The League of Women Voters of Tarrant County and the League of United Latin American Citizens are suing Tarrant County, the county’s commissioners court and County Judge Tim O’Hare over its mid-decade districting.

The two groups claim in a lawsuit filed Thursday the “secretive, rushed process” violates the Texas Open Meetings Act, purposely discriminates against Black and Latino voters and O’Hare as well as most of the commissioners violated the state constitution.
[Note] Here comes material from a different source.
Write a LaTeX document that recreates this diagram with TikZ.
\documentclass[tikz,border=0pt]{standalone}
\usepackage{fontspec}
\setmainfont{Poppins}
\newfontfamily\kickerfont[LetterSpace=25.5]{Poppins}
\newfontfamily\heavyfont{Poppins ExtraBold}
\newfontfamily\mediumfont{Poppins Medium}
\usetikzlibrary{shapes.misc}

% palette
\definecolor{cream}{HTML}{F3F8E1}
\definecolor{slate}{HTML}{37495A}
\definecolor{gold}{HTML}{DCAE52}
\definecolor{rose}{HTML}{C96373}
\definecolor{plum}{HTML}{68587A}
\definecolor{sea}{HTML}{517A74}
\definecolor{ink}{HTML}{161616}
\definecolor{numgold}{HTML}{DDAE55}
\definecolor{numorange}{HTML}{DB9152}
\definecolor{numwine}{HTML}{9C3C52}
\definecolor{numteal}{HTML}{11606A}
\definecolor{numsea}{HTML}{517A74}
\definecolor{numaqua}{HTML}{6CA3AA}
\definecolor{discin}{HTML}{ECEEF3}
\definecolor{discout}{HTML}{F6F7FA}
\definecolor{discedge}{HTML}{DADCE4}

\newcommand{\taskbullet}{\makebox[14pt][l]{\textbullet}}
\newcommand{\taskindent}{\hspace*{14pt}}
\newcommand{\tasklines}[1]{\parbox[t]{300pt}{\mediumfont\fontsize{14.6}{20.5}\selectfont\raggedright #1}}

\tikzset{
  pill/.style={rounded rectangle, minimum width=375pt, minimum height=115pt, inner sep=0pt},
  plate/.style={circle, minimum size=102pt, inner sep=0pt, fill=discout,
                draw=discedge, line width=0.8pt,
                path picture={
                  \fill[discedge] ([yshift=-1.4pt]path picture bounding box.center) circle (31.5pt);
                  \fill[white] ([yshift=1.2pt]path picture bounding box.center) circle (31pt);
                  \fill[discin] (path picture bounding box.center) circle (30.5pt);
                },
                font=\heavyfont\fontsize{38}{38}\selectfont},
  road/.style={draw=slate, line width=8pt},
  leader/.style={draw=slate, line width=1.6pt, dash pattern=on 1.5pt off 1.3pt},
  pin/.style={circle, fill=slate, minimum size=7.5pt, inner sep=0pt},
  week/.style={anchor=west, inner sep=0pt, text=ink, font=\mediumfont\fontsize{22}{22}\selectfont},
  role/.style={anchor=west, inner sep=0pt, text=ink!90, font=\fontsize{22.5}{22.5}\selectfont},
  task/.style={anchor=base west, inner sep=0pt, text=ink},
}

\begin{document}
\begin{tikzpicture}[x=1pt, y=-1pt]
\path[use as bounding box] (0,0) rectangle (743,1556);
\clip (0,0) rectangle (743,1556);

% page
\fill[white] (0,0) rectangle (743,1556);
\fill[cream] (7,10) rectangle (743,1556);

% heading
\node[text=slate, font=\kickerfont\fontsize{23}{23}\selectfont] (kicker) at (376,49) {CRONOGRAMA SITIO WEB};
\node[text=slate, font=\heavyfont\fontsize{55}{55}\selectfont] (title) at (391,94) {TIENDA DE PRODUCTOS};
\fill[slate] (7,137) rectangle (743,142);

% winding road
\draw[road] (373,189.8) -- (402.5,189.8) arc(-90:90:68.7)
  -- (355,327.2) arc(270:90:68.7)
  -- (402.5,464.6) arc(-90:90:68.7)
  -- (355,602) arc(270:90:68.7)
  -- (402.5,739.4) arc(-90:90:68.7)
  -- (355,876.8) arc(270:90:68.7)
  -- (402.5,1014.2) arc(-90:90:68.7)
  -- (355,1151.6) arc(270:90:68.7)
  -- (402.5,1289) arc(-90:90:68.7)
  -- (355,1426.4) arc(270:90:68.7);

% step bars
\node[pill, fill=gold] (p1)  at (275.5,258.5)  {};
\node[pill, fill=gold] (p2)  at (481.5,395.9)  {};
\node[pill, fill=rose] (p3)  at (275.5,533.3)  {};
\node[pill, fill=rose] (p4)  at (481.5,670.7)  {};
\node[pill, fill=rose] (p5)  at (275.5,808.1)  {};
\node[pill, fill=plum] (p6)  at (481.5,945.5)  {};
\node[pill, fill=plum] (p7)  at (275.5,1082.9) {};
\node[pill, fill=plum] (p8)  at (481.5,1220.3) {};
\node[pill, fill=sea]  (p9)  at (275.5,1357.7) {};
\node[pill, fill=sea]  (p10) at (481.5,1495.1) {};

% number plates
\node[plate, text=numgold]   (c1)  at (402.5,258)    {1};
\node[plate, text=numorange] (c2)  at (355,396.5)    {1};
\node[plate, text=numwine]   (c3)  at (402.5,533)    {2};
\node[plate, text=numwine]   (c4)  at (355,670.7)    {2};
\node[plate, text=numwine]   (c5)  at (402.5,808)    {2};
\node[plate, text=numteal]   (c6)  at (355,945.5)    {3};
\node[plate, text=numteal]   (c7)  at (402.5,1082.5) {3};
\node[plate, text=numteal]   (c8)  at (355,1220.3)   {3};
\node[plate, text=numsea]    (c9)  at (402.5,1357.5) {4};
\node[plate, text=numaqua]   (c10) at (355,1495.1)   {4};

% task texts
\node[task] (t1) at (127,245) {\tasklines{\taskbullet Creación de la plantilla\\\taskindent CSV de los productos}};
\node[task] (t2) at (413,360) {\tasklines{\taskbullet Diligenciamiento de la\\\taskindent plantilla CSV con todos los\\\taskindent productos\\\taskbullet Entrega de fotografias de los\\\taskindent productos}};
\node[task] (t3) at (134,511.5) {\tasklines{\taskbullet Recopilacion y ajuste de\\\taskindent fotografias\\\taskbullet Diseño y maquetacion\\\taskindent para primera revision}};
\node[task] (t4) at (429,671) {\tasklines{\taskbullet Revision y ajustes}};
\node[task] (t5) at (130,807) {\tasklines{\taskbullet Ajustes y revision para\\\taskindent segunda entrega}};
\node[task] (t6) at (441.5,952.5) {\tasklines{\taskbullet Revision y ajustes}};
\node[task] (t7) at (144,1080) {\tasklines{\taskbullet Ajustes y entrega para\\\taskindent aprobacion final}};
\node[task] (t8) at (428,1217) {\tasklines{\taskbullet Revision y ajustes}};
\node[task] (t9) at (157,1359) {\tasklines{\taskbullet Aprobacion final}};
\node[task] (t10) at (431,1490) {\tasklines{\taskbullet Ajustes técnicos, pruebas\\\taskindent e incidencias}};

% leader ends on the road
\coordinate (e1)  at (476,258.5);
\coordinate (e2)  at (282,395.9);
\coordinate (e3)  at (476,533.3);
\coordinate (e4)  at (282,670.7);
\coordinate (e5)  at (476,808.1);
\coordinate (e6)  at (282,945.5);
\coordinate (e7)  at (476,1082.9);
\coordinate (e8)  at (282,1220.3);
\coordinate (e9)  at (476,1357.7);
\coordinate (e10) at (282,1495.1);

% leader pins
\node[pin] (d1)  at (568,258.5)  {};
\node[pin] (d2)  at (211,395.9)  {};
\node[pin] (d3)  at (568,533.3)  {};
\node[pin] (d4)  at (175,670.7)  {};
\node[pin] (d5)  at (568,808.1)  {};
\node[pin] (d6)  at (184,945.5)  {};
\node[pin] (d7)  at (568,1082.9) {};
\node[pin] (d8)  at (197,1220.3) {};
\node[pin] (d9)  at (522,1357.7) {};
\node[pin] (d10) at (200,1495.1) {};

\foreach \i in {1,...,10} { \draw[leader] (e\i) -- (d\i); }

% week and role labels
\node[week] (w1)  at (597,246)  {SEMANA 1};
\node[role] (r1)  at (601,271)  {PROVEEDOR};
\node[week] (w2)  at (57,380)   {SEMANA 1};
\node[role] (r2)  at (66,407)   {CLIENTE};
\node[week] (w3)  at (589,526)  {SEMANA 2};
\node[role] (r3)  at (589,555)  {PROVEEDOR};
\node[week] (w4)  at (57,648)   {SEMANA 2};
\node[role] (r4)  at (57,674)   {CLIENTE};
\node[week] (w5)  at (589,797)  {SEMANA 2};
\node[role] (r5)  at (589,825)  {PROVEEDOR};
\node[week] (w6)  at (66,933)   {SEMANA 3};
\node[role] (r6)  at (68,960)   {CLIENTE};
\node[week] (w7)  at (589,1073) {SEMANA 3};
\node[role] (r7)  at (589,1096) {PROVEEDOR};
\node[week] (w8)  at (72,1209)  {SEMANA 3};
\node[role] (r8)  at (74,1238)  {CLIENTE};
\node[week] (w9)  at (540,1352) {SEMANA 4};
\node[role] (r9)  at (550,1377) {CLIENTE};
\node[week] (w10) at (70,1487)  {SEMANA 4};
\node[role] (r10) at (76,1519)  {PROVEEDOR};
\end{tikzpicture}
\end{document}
“In Tarrant County, a county with more residents of color than white residents, the Tarrant County Commissioners adopted a precinct map that dilutes the power of those residents of color, over the objections of the community,” said Janet Mattern, president of the League of Women Voters of Tarrant County. “This is illegal and is something the League will not stand for.”

[…]

The suit says in 2021, the Commissioners Court conducted a redistricting review of its commissioners’ precincts by “explicitly adopted criteria.’ The criteria, among several rules, required any new map to “avoid racial gerrymandering” and “have compact and contiguous precincts,” according to the suit.

The precincts at the time were “evenly distributed” amid recent population growth, according to the suit, and says the Commissioners Court voted 4-1 to keep that electoral map in place until the 2030 Census.
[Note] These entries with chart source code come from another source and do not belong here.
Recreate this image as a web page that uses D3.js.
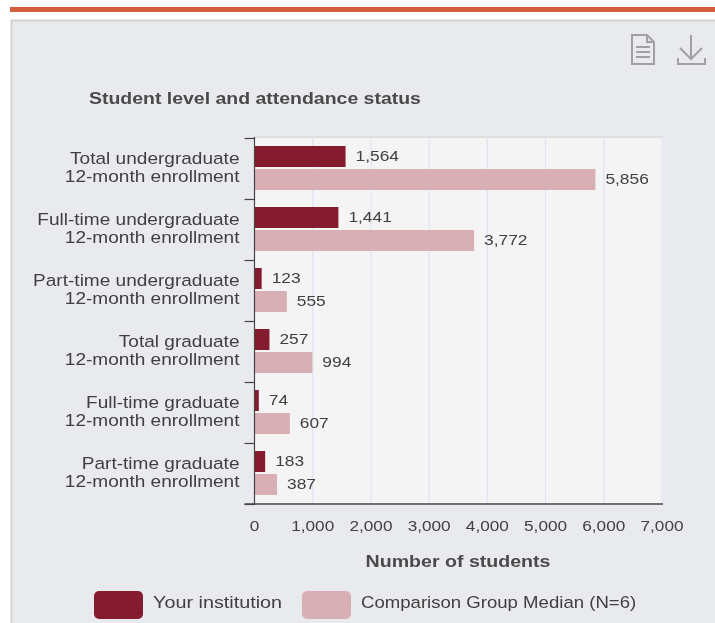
<!DOCTYPE html>
<html><head><meta charset="utf-8">
<script src="https://cdn.jsdelivr.net/npm/d3@7"></script>
<style>
html,body{margin:0;padding:0;background:#fff;overflow:hidden}
svg{display:block;filter:blur(0.5px)}
text{font-family:"Liberation Sans",Arial,sans-serif;fill:#3f3f3f}
</style></head><body><div id="c"></div>
<script>
const categories=[
 ["Total undergraduate","12-month enrollment"],
 ["Full-time undergraduate","12-month enrollment"],
 ["Part-time undergraduate","12-month enrollment"],
 ["Total graduate","12-month enrollment"],
 ["Full-time graduate","12-month enrollment"],
 ["Part-time graduate","12-month enrollment"]];
const institution=[1564,1441,123,257,74,183];
const median=[5856,3772,555,994,607,387];
const xTicks=[0,1000,2000,3000,4000,5000,6000,7000];
const seriesNames=["Your institution","Comparison Group Median (N=6)"];
const colors=["#851b2e","#d7afb5"];

const W=715,H=623,L=254.5,R=662,T=139,B=505;
const svg=d3.select("#c").append("svg").attr("width",W).attr("height",H);
svg.append("rect").attr("x",10).attr("y",7).attr("width",W-10).attr("height",5).attr("fill","#d2603e");
svg.append("rect").attr("x",11.5).attr("y",20.5).attr("width",W).attr("height",H).attr("fill","#e9eaee").attr("stroke","#d4d4d4").attr("stroke-width",2);

const x=d3.scaleLinear().domain([0,7000]).range([L,R]);
const y=d3.scaleBand().domain(d3.range(categories.length)).range([T,B]);
const fmt=d3.format(",");
const place=(px,py,k)=>`translate(${px},${py}) scale(${k},1)`;

svg.append("rect").attr("x",L).attr("y",T-2).attr("width",x(7000)-L+1).attr("height",B-T+2).attr("fill","#f4f4f5");
svg.append("line").attr("x1",L).attr("x2",x(7000)+1).attr("y1",T-2).attr("y2",T-2).attr("stroke","#dfdfdf").attr("stroke-width",2);
svg.selectAll(".g").data(xTicks.slice(1)).join("line")
 .attr("x1",d=>x(d)).attr("x2",d=>x(d)).attr("y1",T-1).attr("y2",B-1).attr("stroke","#dde4f2").attr("stroke-width",1.2);

const offs=[7,30],bh=21;
[institution,median].forEach((vals,s)=>{
 svg.append("g").selectAll("rect").data(vals).join("rect")
  .attr("x",L).attr("y",(d,i)=>y(i)+offs[s]).attr("width",d=>x(d)-L).attr("height",bh).attr("fill",colors[s]);
 svg.append("g").selectAll("text").data(vals).join("text")
  .attr("transform",(d,i)=>place(x(d)+10,y(i)+offs[s]+bh/2+4.5,1.12))
  .attr("font-size",15.5).text(d=>fmt(d));
});

const yAxis=svg.append("g").attr("transform",`translate(${L},0)`);
yAxis.append("line").attr("y1",T-2).attr("y2",B).attr("stroke","#444").attr("stroke-width",1.2);
yAxis.selectAll(".t").data(d3.range(categories.length+1)).join("line")
 .attr("x1",-10).attr("x2",0).attr("y1",i=>T+i*y.step()-0.5).attr("y2",i=>T+i*y.step()-0.5).attr("stroke","#444").attr("stroke-width",1.2);
svg.append("line").attr("x1",L-10).attr("x2",x(7000)+1).attr("y1",B-1).attr("y2",B-1).attr("stroke","#444").attr("stroke-width",1.3);

categories.forEach((d,i)=>d.forEach((ln,k)=>{
 svg.append("text").attr("text-anchor","end").attr("font-size",16.5)
  .attr("transform",place(239.5,y(i)+25+k*18,1.155)).text(ln);
}));

svg.append("g").selectAll("text").data(xTicks).join("text")
 .attr("transform",d=>place(x(d),531,1.11)).attr("text-anchor","middle").attr("font-size",15.5).text(d=>fmt(d));

svg.append("text").attr("transform",place(458,567,1.153)).attr("text-anchor","middle").attr("font-size",17).attr("font-weight","bold").style("fill","#4a4a4a").text("Number of students");
svg.append("text").attr("transform",place(89,104,1.145)).attr("font-size",17).attr("font-weight","bold").style("fill","#4a4a4a").text("Student level and attendance status");

const lx=[94,302],tx=[153,361],legendK=[1.2,1.127];
seriesNames.forEach((n,i)=>{
 svg.append("rect").attr("x",lx[i]).attr("y",591).attr("width",49).attr("height",28).attr("rx",5).attr("fill",colors[i]);
 svg.append("text").attr("transform",place(tx[i],608,legendK[i])).attr("font-size",16.5).text(n);
});

const ic=svg.append("g").attr("fill","none").attr("stroke","#a0a0a0").attr("stroke-width",2);
ic.append("path").attr("d","M632 35H647L654 42V64H632Z M647 35V42H654 M636 47H650 M636 52H650 M636 57H650");
ic.append("path").attr("d","M691 35V59 M680 48L691 59L702 48 M678 58V64H705V58");
</script></body></html>
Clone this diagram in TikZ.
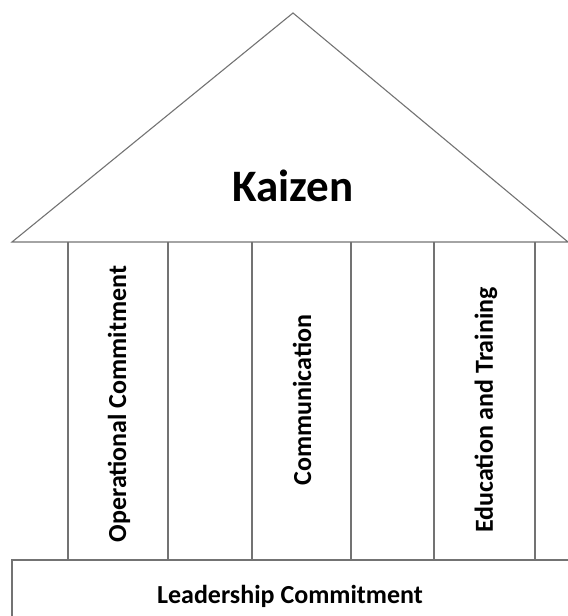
\documentclass[tikz,border=0pt]{standalone}
\usepackage{fontspec}
\setmainfont{Carlito}
\tikzset{
  wall/.style={draw=black!55, line width=1.1bp},
  pillartext/.style={font=\bfseries\fontsize{26bp}{30bp}\selectfont, inner sep=0pt, rotate=90},
}
\begin{document}
\begin{tikzpicture}[x=1bp, y=-1bp]
\useasboundingbox (0,0) rectangle (568,616);
\clip (0,0) rectangle (568,616);
% roof
\coordinate (eaveL) at (12,242);
\coordinate (apex) at (293,13);
\coordinate (eaveR) at (568,242);
\draw[wall] (eaveL) -- (apex) -- (eaveR) -- cycle;
\node[font=\bfseries\fontsize{45bp}{54bp}\selectfont, inner sep=0pt] (kaizen) at (293,186) {Kaizen};

% pillars
\foreach \l/\r in {68/168, 252/351, 434/535}
  \draw[wall] (\l,242) -- (\l,560) (\r,242) -- (\r,560);
\node[pillartext] (operational) at (119,404) {Operational Commitment};
\node[pillartext] (communication) at (302,400) {Communication};
\node[pillartext] (education) at (486,410) {Education and Training};

% base
\draw[wall] (12,630) -- (12,560) -- (580,560);
\node[font=\bfseries\fontsize{26bp}{30bp}\selectfont, inner sep=0pt] (leadership) at (290,596) {Leadership Commitment};
\end{tikzpicture}
\end{document}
It claims the commissioners, led by O’Hare, ignored the criteria with its proposed redistricting efforts in April.

“There was no new census data or apparent triggering event to justify this abrupt decision,” the suit read.
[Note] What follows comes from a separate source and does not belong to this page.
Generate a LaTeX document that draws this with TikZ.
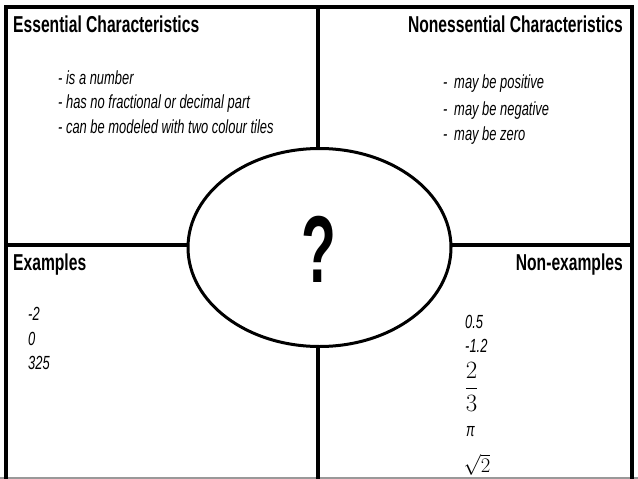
\documentclass[tikz,border=0pt]{standalone}
\usepackage{fontspec}
\usepackage{graphicx}
\usetikzlibrary{shapes.geometric}
\newfontfamily\narrowfont[FakeStretch=0.68]{Liberation Sans}
\newfontfamily\bodyfont[FakeStretch=0.68]{Liberation Sans}
\tikzset{
  frameline/.style={line width=4pt, black},
  titletext/.style={font=\narrowfont\bfseries\fontsize{23}{26}\selectfont, inner sep=0pt},
  bodytext/.style={font=\bodyfont\itshape\fontsize{19}{22}\selectfont, inner sep=0pt},
  mathtext/.style={inner sep=0pt},
}
\begin{document}
\begin{tikzpicture}[x=1pt,y=-1pt]
\useasboundingbox (0,0) rectangle (638,479);
\fill[white] (0,0) rectangle (638,479);
% frame corners
\coordinate (tl) at (5.5,7);
\coordinate (tr) at (632,7);
\coordinate (bl) at (5.5,479);
\coordinate (br) at (632,479);
\coordinate (tm) at (317.5,7);
\coordinate (bm) at (317.5,479);
\coordinate (ml) at (5.5,244.5);
\coordinate (mr) at (632,244.5);
\draw[line width=1.2pt, black!40] (0,478) -- (638,478);
\draw[frameline, line cap=rect] (bl) -- (tl) -- (tr) -- (br);
\draw[frameline] (tm) -- (bm);
\draw[frameline] (ml) -- (mr);
% centre ellipse
\node[ellipse, draw, line width=3pt, fill=white, minimum width=263pt, minimum height=198pt, inner sep=0pt] (ell) at (319.5,247.5) {};
\node[anchor=base, inner sep=0pt] (q) at (319,282) {\scalebox{0.6}[1]{\fontspec{Liberation Sans}\bfseries\fontsize{95}{95}\selectfont ?}};
% titles
\node[titletext, anchor=base west] (ess) at (13,32) {Essential Characteristics};
\node[titletext, anchor=base east] (noness) at (623,32) {Nonessential Characteristics};
\node[titletext, anchor=base west] (ex) at (13,270) {Examples};
\node[titletext, anchor=base east] (nonex) at (623,270) {Non-examples};
% essential
\node[bodytext, anchor=base west] (e1) at (58,84) {- is a number};
\node[bodytext, anchor=base west] (e2) at (58,108) {- has no fractional or decimal part};
\node[bodytext, anchor=base west] (e3) at (58,133) {- can be modeled with two colour tiles};
% nonessential
\node[bodytext, anchor=base west] (n1) at (443,88) {-\, may be positive};
\node[bodytext, anchor=base west] (n2) at (443,115) {-\, may be negative};
\node[bodytext, anchor=base west] (n3) at (443,140) {-\, may be zero};
% examples
\node[bodytext, anchor=base west] (x1) at (28,320) {-2};
\node[bodytext, anchor=base west] (x2) at (28,345) {0};
\node[bodytext, anchor=base west] (x3) at (28,369) {325};
% non-examples
\node[bodytext, anchor=base west] (y1) at (465,328) {0.5};
\node[bodytext, anchor=base west] (y2) at (465,352) {-1.2};
\node[mathtext] (y3) at (471.5,387) {\fontsize{26}{26}\selectfont\(\displaystyle\frac{2}{3}\)};
\node[bodytext, anchor=base west] (y4) at (466,436) {π};
\node[mathtext] (y5) at (477,465) {\fontsize{21}{24}\selectfont\(\sqrt{2}\)};
\end{tikzpicture}
\end{document}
O’Hare hired the Public Interest Legal Foundation, a conservative law firm to redraw the lines of the four commissioners court precincts. Each Tarrant County commissioner represents one geographic precinct, except for the county judge, who represents the whole county.

The suit claims PILF’s aid helped quicken the process behind closed doors by not providing publicly adopted redistricting criteria or public drawing sessions. Five proposed maps were submitted to commissioners in May and then released to the public by Democratic Tarrant County Commissioner Alisa Simmons, who previously said are an attempt to draw her out of her seat. Two more proposed maps were submitted at the end of May.

This is the second such lawsuit filed over Tarrant’s extracurricular redistricting effort – see here, here, and here for the background. The main difference here is the inclusion of the Open Meeting Act allegations. Those are illuminating, but I don’t know how useful they are in getting an injunction against this map. The rest of it sounds familiar, and based on past experience I’d expect these two suits to be combined at some point.

And just to reiterate what I said before, yes I know that Harris County was similarly aggressive in turning its Commissioners Court precincts into a 3-1 advantage for Democrats. Assuming that Tarrant County Commissioners Court didn’t violate the Voting Rights Act in its redraw – and assuming that SCOTUS hasn’t turned the VRA into toilet paper by the time this gets to a courtroom – then that is a thing they can do. But Harris County did its business at the normal time, following the 2020 Census, while Tarrant County decided it didn’t need to redistrict since the precinct populations were sufficiently in balance. As the 2020 Census would still be in use now, they have no justification beyond “we felt like it” to do this now. Make of that what you will.